In the Beginning

In order to understand the nature and flowing references throughout my blog, I recommend reading my initial post The End of the Beginning first.


The End of the Beginning

My story starts in the middle, as it is still being written. In fact I'm quite sure this will be a life long endeavor. As an ASCA (adult survivor of child abuse) there are many twists and turns along the healing journey required to evolve from victim to survivor, and then hopefully to thriver.

I've lived most of my life outside of my body, thus the chosen domain name for my site. The human mind-body (I will often refer to these as one entity because, contrary to Western thought, the two are inextricably intertwined) basically has three options when faced with trauma: fight, flight, or freeze. When a child experiences trauma, especially in the case of sexual abuse, the most common response is to freeze. There is no escape; there is only endurance. At the hands of a so-called trusted adult, the shock and agony of betrayal is too excruciating to bear in real-time and so the child creates a false escape from painful reality by leaving the body. This is called dissociation.

Dissociation is an altered state of consciousness wherein a person, in this case Little Me, detaches from physical and emotional experience. During the times when I was molested, my chosen path for dissociation was to pretend I was a stone statue. I distinctly remember thinking that if I could just remain perfectly still, not breathe, and not feel, then somehow it wasn't happening. This allowed me to withstand the unnatural, confusing, and shameful acts of violation that were being committed. Through blissful dissociation, those things were happening to my body, but not to me. The real Me was drifting somewhere outside of my body, waiting for it to be over so that I could return to myself.

Dissociation is a survival mechanism that served me well from ages 5-13, from the time the abuse started up to and including when I was locked in a basement and raped. I am convinced the only reason I survived those insidious attacks with any fortitude is because I was fully dissociated. The problem is, once the mind-body latches onto dissociation, this learned behavior becomes ingrained and automatic. And as an adult, it is quite dysfunctional in typical life settings. Many non-traumatic experiences would trigger my dissociation, at times rendering Big Me nearly incapable of handling normal life. This lasted for 25 years.

I had little to no memory of the experiences that produced my dissociative reaction. (A single memory remained intact which I write about in a later post called The Theatre.) Consequently, I have spent most of my life in a state of disillusioned pain, unable to deeply connect with others or have a trusting, intimate relationship. That is, until I cracked.

In August 2012 I experienced what I now understand was a Breakthrough Crisis. This was a tumultuous time - almost 3 months - of confusion, hypervigilance, and suicidal ideation the source of which I could not comprehend.
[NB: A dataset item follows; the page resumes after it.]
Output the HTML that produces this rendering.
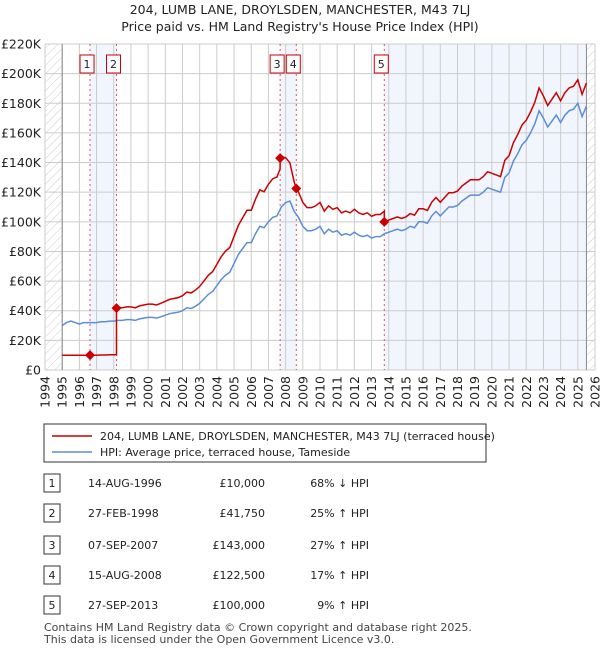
<!DOCTYPE html>
<html><head><meta charset="utf-8"><style>
body{margin:0;background:#fff;font-family:"Liberation Sans","DejaVu Sans",sans-serif;}
svg text{font-family:"DejaVu Sans","Liberation Sans",sans-serif;}
</style></head><body>
<svg id="c" width="600" height="650" viewBox="0 0 600 650" xmlns="http://www.w3.org/2000/svg">
<defs><pattern id="hatch" width="6" height="6" patternUnits="userSpaceOnUse" patternTransform="rotate(45)"><line x1="0" y1="0" x2="0" y2="6" stroke="#ccc" stroke-width="1"/></pattern></defs>
<text x="300" y="14" text-anchor="middle" font-size="12.5" fill="#222">204, LUMB LANE, DROYLSDEN, MANCHESTER, M43 7LJ</text>
<text x="300" y="31" text-anchor="middle" font-size="12.5" fill="#222">Price paid vs. HM Land Registry's House Price Index (HPI)</text>
<g id="plot"></g>
<g>
<rect x="44" y="424" width="442" height="38" fill="#fff" stroke="#333" stroke-width="1"/>
<line x1="52" y1="436" x2="92" y2="436" stroke="#cc0000" stroke-width="1.5"/>
<text x="100" y="440" font-size="11" fill="#222">204, LUMB LANE, DROYLSDEN, MANCHESTER, M43 7LJ (terraced house)</text>
<line x1="52" y1="452" x2="92" y2="452" stroke="#5b8ed6" stroke-width="1.5"/>
<text x="100" y="456" font-size="11" fill="#222">HPI: Average price, terraced house, Tameside</text>
</g>
<g id="table"></g>
<text x="44" y="631" font-size="11" fill="#444">Contains HM Land Registry data © Crown copyright and database right 2025.</text>
<text x="44" y="643" font-size="11" fill="#444">This data is licensed under the Open Government Licence v3.0.</text>
</svg>
<script>
const hpiStart = 1995.0;
const hpiValues = [30,32,33,32, 31,32,32,32, 32,32.5,32.5,33, 33,33.5,33.5,34, 34,33.5,34.5,35, 35.5,35.5,35,36, 37,38,38.5,39, 40,42,41.5,43, 45,48,51,53, 57,61,64,66, 72,78,82,86, 86,92,97,96, 100,103,104,110, 113,114,107,103, 97,94,94,95, 97,92,95,93, 94,91,92,91, 93,91,90,91, 89,90,90,92, 93,94,95,94, 95,97,96,100, 100,99,104,107, 104,107,110,110, 111,114,116,118, 118,118,120,123, 122,121,120,130, 133,141,146,152, 155,160,166,175, 170,164,168,172, 167,172,175,176, 180,171,178];
const saleTimes = [1996.62, 1998.16, 2007.68, 2008.62, 2013.74];
const salePrices = [10, 41.75, 143, 122.5, 100];
const blendToNext = [false, false, true, false, false];
const saleDates = ["14-AUG-1996","27-FEB-1998","07-SEP-2007","15-AUG-2008","27-SEP-2013"];
const salePriceLabels = ["£10,000","£41,750","£143,000","£122,500","£100,000"];
const saleHpiLabels = ["68% ↓ HPI","25% ↑ HPI","27% ↑ HPI","17% ↑ HPI","9% ↑ HPI"];
const yTicks = [0,20,40,60,80,100,120,140,160,180,200,220];
const xStart = 1994, xEnd = 2026, yMax = 220;

const L=45,R=595,T=44,B=370;
const X=t=>L+(t-xStart)/(xEnd-xStart)*(R-L);
const Y=v=>B-v/yMax*(B-T);
const NS="http://www.w3.org/2000/svg";
const plot=document.getElementById('plot');
function mk(tag,attrs,parent){const e=document.createElementNS(NS,tag);for(const k in attrs)e.setAttribute(k,attrs[k]);(parent||plot).appendChild(e);return e;}
const hpiT=i=>hpiStart+i*0.25;
const lastT=hpiT(hpiValues.length-1);
function hpiAt(t){let f=(t-hpiStart)/0.25;if(f<=0)return hpiValues[0];if(f>=hpiValues.length-1)return hpiValues[hpiValues.length-1];const i=Math.floor(f),r=f-i;return hpiValues[i]*(1-r)+hpiValues[i+1]*r;}

const bands=[[saleTimes[0],saleTimes[1]],[saleTimes[2],saleTimes[3]],[saleTimes[4],lastT]];
bands.forEach(b=>{const r=mk('rect',{x:X(b[0]),y:T,width:X(b[1])-X(b[0]),height:B-T,fill:'#eef3fc',opacity:0.8});

});
let h1=mk('rect',{x:L,y:T,width:X(hpiStart)-L,height:B-T,fill:'url(#hatch)'});


let h2=mk('rect',{x:X(lastT),y:T,width:R-X(lastT),height:B-T,fill:'url(#hatch)'});


for(let y=xStart;y<=xEnd;y++){const g=mk('line',{x1:X(y),x2:X(y),y1:T,y2:B,stroke:'#ccc','stroke-width':1});


const tx=mk('text',{x:0,y:0,transform:`translate(${X(y)+4.5},${B+6}) rotate(-90)`,'text-anchor':'end','font-size':12.5,fill:'#222'});
tx.textContent=y;

}
yTicks.forEach(v=>{const g=mk('line',{x1:L,x2:R,y1:Y(v),y2:Y(v),stroke:'#ccc','stroke-width':1});


const tx=mk('text',{x:L-4,y:Y(v)+4.5,'text-anchor':'end','font-size':12.5,fill:'#222'});
tx.textContent=v===0?'£0':'£'+v+'K';

});
mk('line',{x1:X(hpiStart),x2:X(hpiStart),y1:T,y2:B,stroke:'#888'});
mk('line',{x1:X(lastT),x2:X(lastT),y1:T,y2:B,stroke:'#888'});
saleTimes.forEach((t,i)=>{const l=mk('line',{x1:X(t),x2:X(t),y1:T,y2:B,stroke:'#e05555','stroke-width':1,'stroke-dasharray':'2,3'});


const cx=X(t)-3;
const b=mk('rect',{x:cx-7,y:55,width:14,height:18,fill:'#fff',stroke:'#cc0000','stroke-width':1});


const tx=mk('text',{x:cx,y:68,'text-anchor':'middle','font-size':11,fill:'#222'});
tx.textContent=i+1;

});
let d='';hpiValues.forEach((v,i)=>{d+=(i?'L':'M')+X(hpiT(i)).toFixed(1)+','+Y(v).toFixed(1);});
const hp=mk('path',{d,fill:'none',stroke:'#5b8ed6','stroke-width':1.5});


const ratio=saleTimes.map((t,i)=>salePrices[i]/hpiAt(t));
function priceAt(t){let k=-1;for(let j=0;j<saleTimes.length;j++)if(t>=saleTimes[j])k=j;
if(k<0)return salePrices[0];
let r=ratio[k];
if(blendToNext[k]&&k+1<saleTimes.length){const f=(t-saleTimes[k])/(saleTimes[k+1]-saleTimes[k]);r=ratio[k]*(1-f)+ratio[k+1]*f;}
return r*hpiAt(t);}
const times=[];for(let i=0;i<hpiValues.length;i++)times.push(hpiT(i));
const allT=times.concat(saleTimes).sort((a,b)=>a-b);
let pd='';allT.forEach(t=>{
 const si=saleTimes.indexOf(t);
 if(si>0){pd+='L'+X(t).toFixed(1)+','+Y(priceAt(t-0.001)).toFixed(1);}
 pd+=(pd?'L':'M')+X(t).toFixed(1)+','+Y(priceAt(t)).toFixed(1);});
const pp=mk('path',{d:pd,fill:'none',stroke:'#cc0000','stroke-width':1.5});


saleTimes.forEach((t,i)=>{const x=X(t),y=Y(salePrices[i]);
const m=mk('path',{d:`M${x},${y-5}L${x+5},${y}L${x},${y+5}L${x-5},${y}Z`,fill:'#cc0000'});

});
const tb=document.getElementById('table');
const rowY=[483,513,545,575,605];
saleTimes.forEach((t,i)=>{const y=rowY[i];
const b=mk('rect',{x:44,y:y-9,width:16,height:18,fill:'#fff',stroke:'#333'},tb);


const cells=[[52,'middle',String(i+1)],[88,'start',saleDates[i]],[265,'end',salePriceLabels[i]],[369,'end',saleHpiLabels[i]]];
cells.forEach(c=>{const tx=mk('text',{x:c[0],y:y+4,'text-anchor':c[1],'font-size':11,fill:'#222'},tb);
tx.textContent=c[2];

});});
</script>
</body></html>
It has taken me this long to make sense of what I was and am still going through, thanks to the help of some wonderful therapists, resources, and supportive friends and family.

I'm happy to say that even though this breakthrough-meltdown-breakdown-spiritual awakening process had been inordinately painful, I am grateful that it happened/is still happening. Without it, I would not have the hope of integration, the process of bringing all the pieces of my dissociated self back into my body and becoming fully Me. I'd like to say that I am there, but the truth is it may be many years before that happens. Thus the journey, thus the blog, thus the hope that my story and my healing journey can be a source of comfort and inspiration as others have been for me.

Winston Churchill's famous End of the Beginning speech was delivered soon after it appeared that the Battle of Britain in WWII was going to be won. He wanted to communicate hope, but also a realism where the country was on its journey toward winning the war. My intentions are much the same for my audience. I had to wait until I was ready and able to communicate coherently about my journey. It is far from over, but I have learned enough to share something of value. In this I find great healing and great hope. For there is always hope.

Now this is not the end. It is not even the beginning of the end. But it is, perhaps, the end of the beginning.